Background: Ductal carcinoma in situ (DCIS) is a non-invasive form of early breast cancer, with a poorly
understood natural history of invasive transformation. Necrosis is a well-recognized adverse prognostic feature of
DCIS, and non-invasive detection of its presence and spatial extent could provide information not obtainable by
biopsy. We describe here imaging of the distribution and extent of comedo-type necrosis in a model of human
DCIS using C2Am, an imaging agent that binds to the phosphatidylserine exposed by necrotic cells.
Methods: We used an established xenograft model of human DCIS that mimics the histopathological features of
the disease. Planar near-infrared and optoacoustic imaging, using fluorescently labeled C2Am, were used to image
non-invasively the presence and extent of lesion necrosis.
Results: C2Am showed specific and sensitive binding to necrotic areas in DCIS tissue, detectable both in vivo and
ex vivo. The imaging signal generated in vivo using near-infrared (NIR) fluorescence imaging was up to 6-fold
higher in DCIS lesions than in surrounding fat pad or skin tissue.
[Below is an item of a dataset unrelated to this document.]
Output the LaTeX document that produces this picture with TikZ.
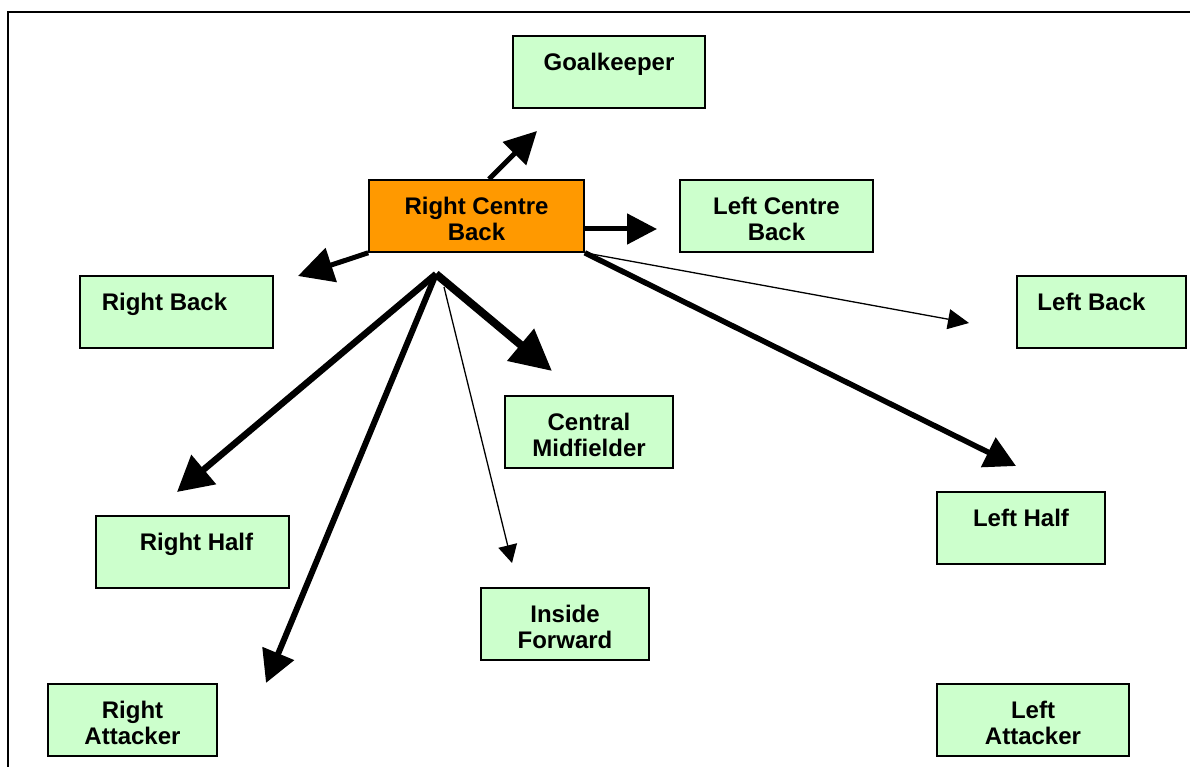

There was a correlation between the C2Am NIR
fluorescence (Pearson R = 0.783, P = 0.0125) and optoacoustic signals (R > 0.875, P < 0.022) in the DCIS lesions in vivo and the corresponding levels of cell death detected histologically. Conclusions: C2Am is a targeted multi-modal imaging agent that could complement current anatomical imaging methods for detecting DCIS. Imaging the presence and spatial extent of necrosis may give better prognostic information than that obtained by biopsy alone.